A study from the University of Missouri tested 180 7th graders that were performing lower than their peers in a test of core math skills needed to function as an adult. The results showed that the students that were behind in 7th grade were also behind in 1st grade. Unfortunately, the gap was never filled. Dr. David Geary a cognitive psychologist leads a study tracking children from kindergarten through high school in the Columbia Mo. School system. He stated that the students behind in the early grades are not “catching up” with students who started ahead.
Geary says students need “number system knowledge.” This includes:
- knowing that 3, three, and 3 dots all represent the same quantity
- knowing that 23 is a bigger quantity than 17
- realizing that numbers can be represented in a variety of numerical ways such as 2 + 3 = 5
- 4 – 1 = 5, 5 + 0 = 5, 6 – 1 = 5
- using a number line to show the difference between 10 & 12 is the same as the difference between 20 and 22.

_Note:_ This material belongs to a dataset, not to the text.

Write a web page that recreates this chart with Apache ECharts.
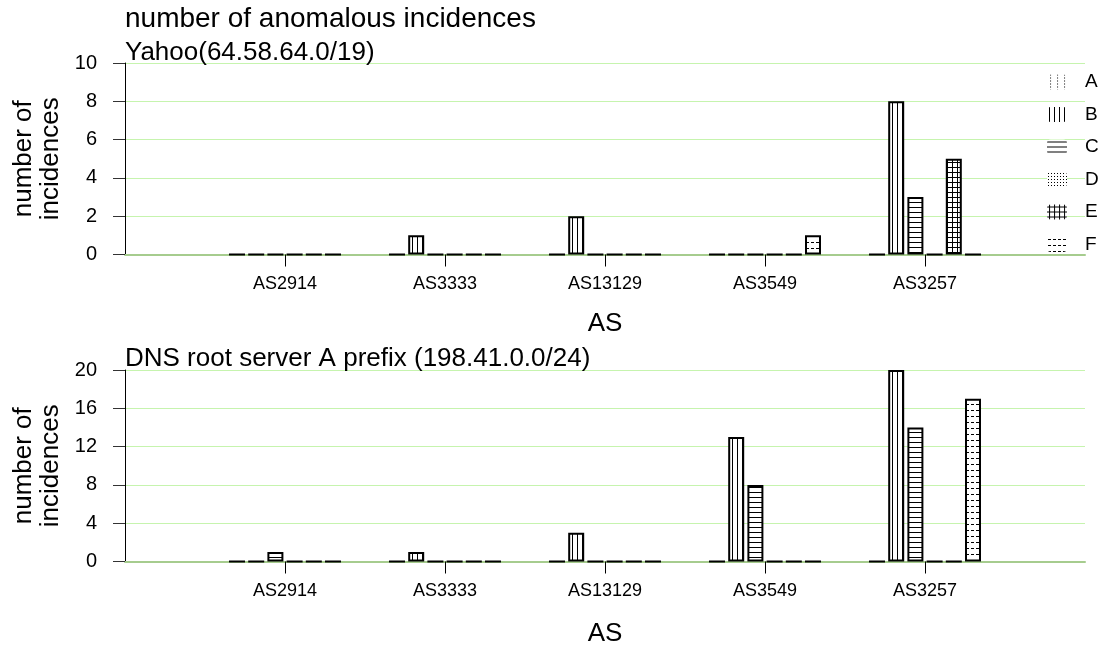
<!DOCTYPE html>
<html>
<head>
<meta charset="utf-8">
<script src="https://cdn.jsdelivr.net/npm/echarts@6/dist/echarts.min.js"></script>
<style>
  html, body { margin: 0; padding: 0; background: #fff; }
  #main { width: 1107px; height: 647px; }
</style>
</head>
<body>
<div id="main"></div>
<script>
// AS categories (blank slot at each end)
const categories = ['', 'AS2914', 'AS3333', 'AS13129', 'AS3549', 'AS3257', '']
const seriesNames = ['A', 'B', 'C', 'D', 'E', 'F']

// Yahoo(64.58.64.0/19)
const yahooA = [0, 0, 0, 0, 0]
const yahooB = [0, 1, 2, 0, 8]
const yahooC = [0, 0, 0, 0, 3]
const yahooD = [0, 0, 0, 0, 0]
const yahooE = [0, 0, 0, 0, 5]
const yahooF = [0, 0, 0, 1, 0]

// DNS root server A prefix (198.41.0.0/24)
const dnsA = [0, 0, 0, 0, 0]
const dnsB = [0, 1, 3, 13, 20]
const dnsC = [1, 0, 0, 8, 14]
const dnsD = [0, 0, 0, 0, 0]
const dnsE = [0, 0, 0, 0, 0]
const dnsF = [0, 0, 0, 0, 17]

const font = 'Liberation Sans, Arial, sans-serif'
const gridColor = '#c6f4ae'
const zeroColor = '#a6cc8e'

// hatch fills drawn on small canvases
const makePattern = (w, h, draw) => {
  const c = document.createElement('canvas')
  c.width = w
  c.height = h
  const ctx = c.getContext('2d')
  ctx.fillStyle = '#fff'
  ctx.fillRect(0, 0, w, h)
  ctx.fillStyle = '#000'
  draw(ctx)
  return { image: c, repeat: 'repeat' }
}
const patterns = [
  makePattern(7, 3, (ctx) => { ctx.fillRect(3, 0, 1, 1) }),                               // A dotted vertical
  makePattern(5, 1, (ctx) => { ctx.fillRect(2, 0, 1, 1) }),                               // B vertical
  makePattern(1, 5, (ctx) => { ctx.fillRect(0, 2, 1, 1) }),                               // C horizontal
  makePattern(3, 3, (ctx) => { ctx.fillRect(1, 1, 1, 1) }),                               // D dots
  makePattern(5, 5, (ctx) => { ctx.fillRect(2, 0, 1, 5); ctx.fillRect(0, 2, 5, 1) }),    // E grid
  makePattern(5, 6, (ctx) => { ctx.fillRect(1, 2, 3, 1) })                                // F dashes
]

const pad = (arr) => ['-', ...arr, '-']

const yahooData = [yahooA, yahooB, yahooC, yahooD, yahooE, yahooF]
const dnsData = [dnsA, dnsB, dnsC, dnsD, dnsE, dnsF]

const makeSeries = (data, idx) => data.map((values, i) => ({
  name: seriesNames[i],
  type: 'bar',
  xAxisIndex: idx,
  yAxisIndex: idx,
  barWidth: 16,
  barGap: '20%',
  itemStyle: {
    color: patterns[i],
    borderColor: '#000',
    borderWidth: 2
  },
  emphasis: { disabled: true },
  data: pad(values)
}))

const xAxisBase = (idx, nameGap) => ({
  type: 'category',
  gridIndex: idx,
  data: categories,
  boundaryGap: false,
  name: 'AS',
  nameLocation: 'middle',
  nameGap: nameGap,
  nameTextStyle: { fontFamily: font, fontSize: 26, color: '#000' },
  axisLine: { lineStyle: { color: zeroColor, width: 2 } },
  axisTick: {
    length: 12,
    interval: (index, value) => value !== '',
    lineStyle: { color: '#000', width: 1 }
  },
  axisLabel: { fontFamily: font, fontSize: 18, color: '#000', margin: 21 },
  splitLine: { show: false }
})

const yAxisBase = (idx, max, interval) => ({
  type: 'value',
  gridIndex: idx,
  min: 0,
  max: max,
  interval: interval,
  name: 'number of\nincidences',
  nameLocation: 'middle',
  nameGap: 60,
  nameRotate: 90,
  nameTextStyle: { fontFamily: font, fontSize: 26, color: '#000', lineHeight: 27 },
  axisLine: { show: true, lineStyle: { color: '#000', width: 1 } },
  axisTick: { show: true, length: 12, lineStyle: { color: '#333' } },
  axisLabel: { fontFamily: font, fontSize: 20, color: '#000', margin: 28 },
  splitLine: { show: true, lineStyle: { color: gridColor, width: 1 } }
})

const chart = echarts.init(document.getElementById('main'), null, { renderer: 'canvas' })
chart.setOption({
  animation: false,
  backgroundColor: '#fff',
  title: [
    { text: 'number of anomalous incidences', left: 125, top: 5, size: 28 },
    { text: 'Yahoo(64.58.64.0/19)', left: 125, top: 40, size: 26 },
    { text: 'DNS root server A prefix (198.41.0.0/24)', left: 125, top: 346, size: 26 }
  ].map((t) => ({
    text: t.text,
    left: t.left,
    top: t.top,
    padding: 0,
    textStyle: { fontFamily: font, fontSize: t.size, fontWeight: 'normal', color: '#000' }
  })),
  legend: {
    data: seriesNames,
    orient: 'vertical',
    left: 1047,
    top: 72.5,
    itemWidth: 20,
    itemHeight: 15,
    itemGap: 13.5,
    padding: 0,
    itemStyle: { borderWidth: 0 },
    textStyle: { fontFamily: font, fontSize: 19, color: '#000', padding: [0, 0, 0, 13] },
    selectedMode: false
  },
  grid: [
    { left: 125, right: 22, top: 63, bottom: 392.5, outerBoundsMode: 'none' },
    { left: 125, right: 22, top: 370, bottom: 85.5, outerBoundsMode: 'none' }
  ],
  xAxis: [xAxisBase(0, 56), xAxisBase(1, 59)],
  yAxis: [yAxisBase(0, 10, 2), yAxisBase(1, 20, 4)],
  series: [...makeSeries(yahooData, 0), ...makeSeries(dnsData, 1)]
})
</script>
</body>
</html>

Mann Koepke of NH’s national Institute of Child Health and Human Development has a number of suggestions to help children with math at an early age. For example:
- attach numbers to a noun such as 5 crayons so they can visually see the concept of the number
- talk about distance by asking “How many steps to your ball?”
- describe shapes
- measure ingredients
- discuss what time you need to leave to get to a destination at a certain time
- making change when buying items
- predicting which line in a grocery store will be the quickest
It is never too early to start recognizing how much math is used in daily activities. And whenever possible, it pays to intervene early to ensure student math success.